Agrodolce has its roots in Italy's diverse regional kitchens, each adapting the method to its local ingredients. The concept likely originated in Sicily, a crossroads of Mediterranean trade and culture, where Arab influences shaped the island's palate. Arab cooks introduced sweet-and-sour flavor profiles during their domination of the island in the 9th and 10th centuries, blending honey and vinegar in ways that resonate deeply with Sicilian cooking today. From there, the technique spread northward, embedding itself into the culinary traditions of mainland Italy.
In the north, particularly in Veneto and Lombardy, agrodolce evolved to suit colder climates and heartier fare such as preserved fruits, root vegetables, and onions, adapting the dish to their agrarian landscapes. Among these were cipolline, a diminutive variety of onion, which emerged as a shining star of condiments and contorni.
Cipolline, meaning “little onions,” are a unique variety of small, flat, and slightly elongated onions. In fact their shape is reminiscent of an Arab turban. These onions are prized for their delicate texture and nuanced flavor, which lacks the sharpness of larger onions and instead offers a mellow, earthy sweetness.
Typically harvested in autumn, cipolline were historically a staple of rural pantries, particularly in northern and central Italy. Their small size made them convenient for pickling, roasting, and preserving—practices crucial to surviving harsh winters. When glazed in a mixture of sugar (or honey) and vinegar, cipolline absorb the flavors beautifully, creating a dish that’s both rustic and refined.
The preparation of cipolline in agrodolce is deceptively simple, a reminder of Italy’s cucina povera, or "poor kitchen" tradition. The onions are peeled and gently simmered in vinegar, water, sugar & butter or olive oil. As the liquids cook down, a deep mahogany caramel is formed, glazing the onions in a lacquer of tangy sweetness, perfect for cutting through the richness of roasted meats and the saltiness of aged cheeses.
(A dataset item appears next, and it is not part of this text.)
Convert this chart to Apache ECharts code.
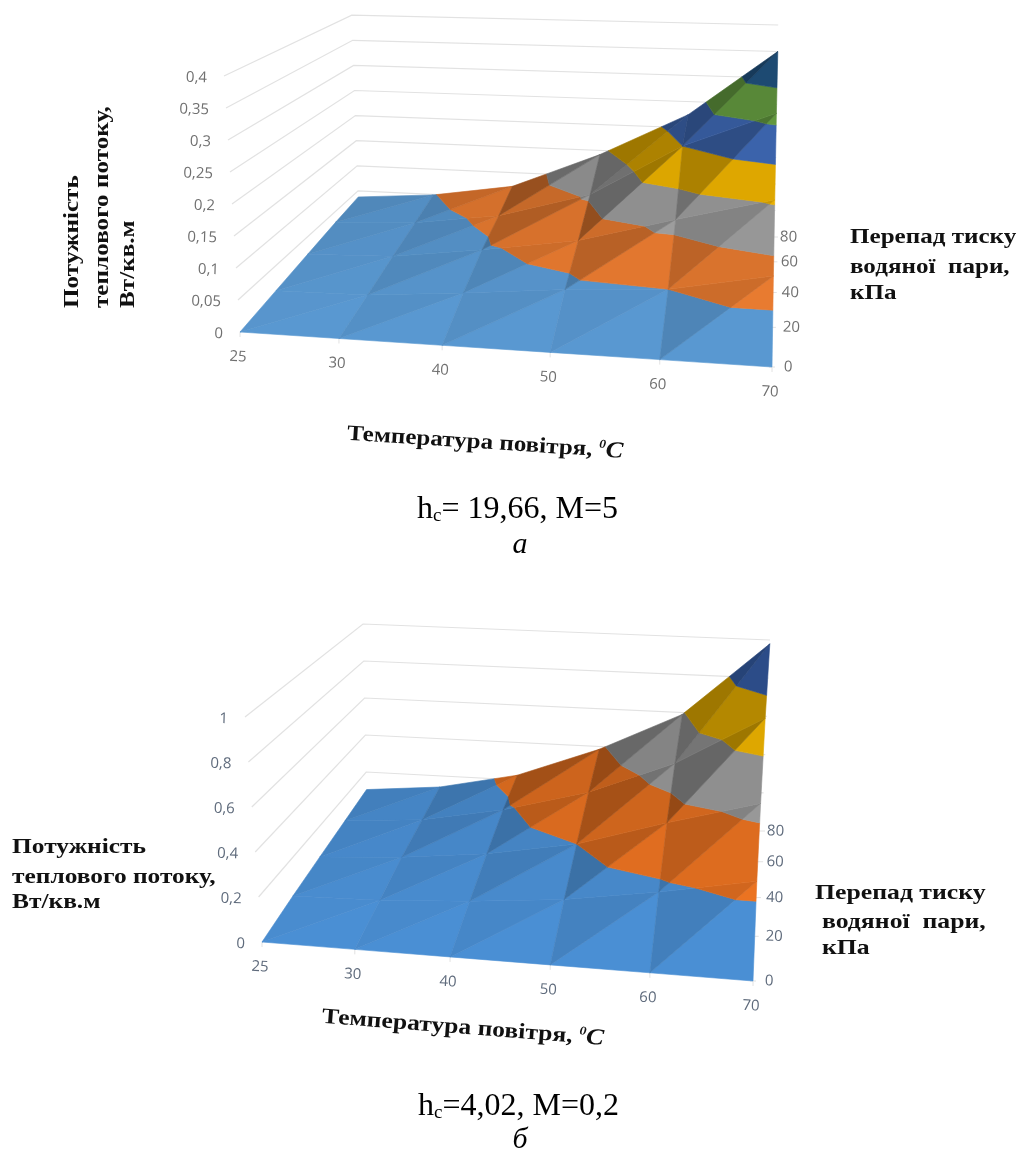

The Venetian recipe I tend to follow for cipolline in agrodolce features white wine vinegar and a touch of butter, as well as a generous crack of black pepper and a few small bay leaves. In Sicily, cooks might substitute honey for sugar and add pine nuts or raisins. Central Italian versions, particularly in Tuscany, might lean on balsamic vinegar for a deeper, richer profile.
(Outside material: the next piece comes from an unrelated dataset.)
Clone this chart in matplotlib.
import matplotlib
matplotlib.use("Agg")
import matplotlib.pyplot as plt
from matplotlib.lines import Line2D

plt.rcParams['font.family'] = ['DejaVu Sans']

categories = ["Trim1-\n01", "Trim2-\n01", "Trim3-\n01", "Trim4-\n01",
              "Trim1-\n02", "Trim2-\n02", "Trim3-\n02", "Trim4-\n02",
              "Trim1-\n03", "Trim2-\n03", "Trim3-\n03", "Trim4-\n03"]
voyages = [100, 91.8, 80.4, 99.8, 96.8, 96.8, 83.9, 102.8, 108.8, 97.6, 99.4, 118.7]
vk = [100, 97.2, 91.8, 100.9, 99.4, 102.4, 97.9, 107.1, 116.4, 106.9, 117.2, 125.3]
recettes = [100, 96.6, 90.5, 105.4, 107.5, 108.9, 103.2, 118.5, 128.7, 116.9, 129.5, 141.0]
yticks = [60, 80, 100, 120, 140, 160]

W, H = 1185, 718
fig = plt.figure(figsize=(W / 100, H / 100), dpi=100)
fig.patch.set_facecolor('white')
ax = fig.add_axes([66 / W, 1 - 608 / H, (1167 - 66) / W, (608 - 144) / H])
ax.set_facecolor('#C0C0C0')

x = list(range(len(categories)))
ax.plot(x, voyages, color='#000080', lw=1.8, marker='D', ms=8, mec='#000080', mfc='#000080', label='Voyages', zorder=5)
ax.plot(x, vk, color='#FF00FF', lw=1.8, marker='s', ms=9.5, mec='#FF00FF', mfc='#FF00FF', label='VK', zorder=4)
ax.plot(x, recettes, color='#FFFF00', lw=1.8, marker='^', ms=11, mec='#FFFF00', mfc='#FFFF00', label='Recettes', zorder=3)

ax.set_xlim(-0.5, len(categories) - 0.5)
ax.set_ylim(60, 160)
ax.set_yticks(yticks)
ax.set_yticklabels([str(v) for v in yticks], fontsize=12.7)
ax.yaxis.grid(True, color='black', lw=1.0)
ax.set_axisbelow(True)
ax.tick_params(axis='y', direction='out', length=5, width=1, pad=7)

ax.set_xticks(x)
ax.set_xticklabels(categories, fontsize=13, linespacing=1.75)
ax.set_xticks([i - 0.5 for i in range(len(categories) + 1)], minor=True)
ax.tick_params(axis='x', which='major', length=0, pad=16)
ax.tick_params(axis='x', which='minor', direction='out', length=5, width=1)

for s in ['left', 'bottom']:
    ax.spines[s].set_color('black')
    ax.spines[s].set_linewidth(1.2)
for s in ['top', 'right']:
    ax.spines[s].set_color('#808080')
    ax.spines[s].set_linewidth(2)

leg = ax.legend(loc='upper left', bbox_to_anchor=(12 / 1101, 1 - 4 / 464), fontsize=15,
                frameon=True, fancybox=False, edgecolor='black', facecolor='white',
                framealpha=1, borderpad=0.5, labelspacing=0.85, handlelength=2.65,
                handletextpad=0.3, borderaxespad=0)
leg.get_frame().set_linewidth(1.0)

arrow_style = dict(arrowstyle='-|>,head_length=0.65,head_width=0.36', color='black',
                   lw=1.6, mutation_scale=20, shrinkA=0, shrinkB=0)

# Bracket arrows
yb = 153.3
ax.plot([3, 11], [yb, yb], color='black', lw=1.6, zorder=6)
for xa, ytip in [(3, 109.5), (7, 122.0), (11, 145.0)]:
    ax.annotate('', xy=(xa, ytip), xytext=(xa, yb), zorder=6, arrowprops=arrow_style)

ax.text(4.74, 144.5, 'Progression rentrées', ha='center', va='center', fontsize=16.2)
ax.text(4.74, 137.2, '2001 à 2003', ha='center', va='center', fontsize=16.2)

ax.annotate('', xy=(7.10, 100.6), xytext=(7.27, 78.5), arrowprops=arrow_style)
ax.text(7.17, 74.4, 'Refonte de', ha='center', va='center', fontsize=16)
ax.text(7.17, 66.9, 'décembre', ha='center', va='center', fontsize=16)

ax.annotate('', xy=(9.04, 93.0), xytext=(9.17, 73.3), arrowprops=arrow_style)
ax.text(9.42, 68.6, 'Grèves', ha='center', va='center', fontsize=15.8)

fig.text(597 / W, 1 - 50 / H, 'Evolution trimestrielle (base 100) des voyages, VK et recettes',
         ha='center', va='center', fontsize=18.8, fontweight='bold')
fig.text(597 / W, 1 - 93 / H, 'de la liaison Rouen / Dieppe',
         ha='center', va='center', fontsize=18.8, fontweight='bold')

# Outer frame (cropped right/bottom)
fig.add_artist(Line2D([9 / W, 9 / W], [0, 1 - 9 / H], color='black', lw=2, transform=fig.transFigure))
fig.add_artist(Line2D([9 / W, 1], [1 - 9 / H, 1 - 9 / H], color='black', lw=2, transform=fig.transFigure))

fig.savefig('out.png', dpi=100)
The versatility of this technique for onions allows for pairing with everything from slow-cooked pork belly to seared scallops. The dish’s ability to marry seemingly opposing flavors continues to captivate me, proving that centuries-old techniques can remain profoundly relevant.
At its core cipolline in agrodolce represents what Italian cooking does best: elevating humble ingredients through careful technique and a deep understanding of flavor. It’s a dish that embodies life’s contrasts—sweetness and acidity, simplicity and sophistication—and invites us to savor the harmony in every bite.
As Italian nonnas have long known, sometimes the smallest onions make the biggest impact. And in their sweet-and-sour embrace, cipolline in agrodolce remind us of the importance of balance in the kitchen and life itself.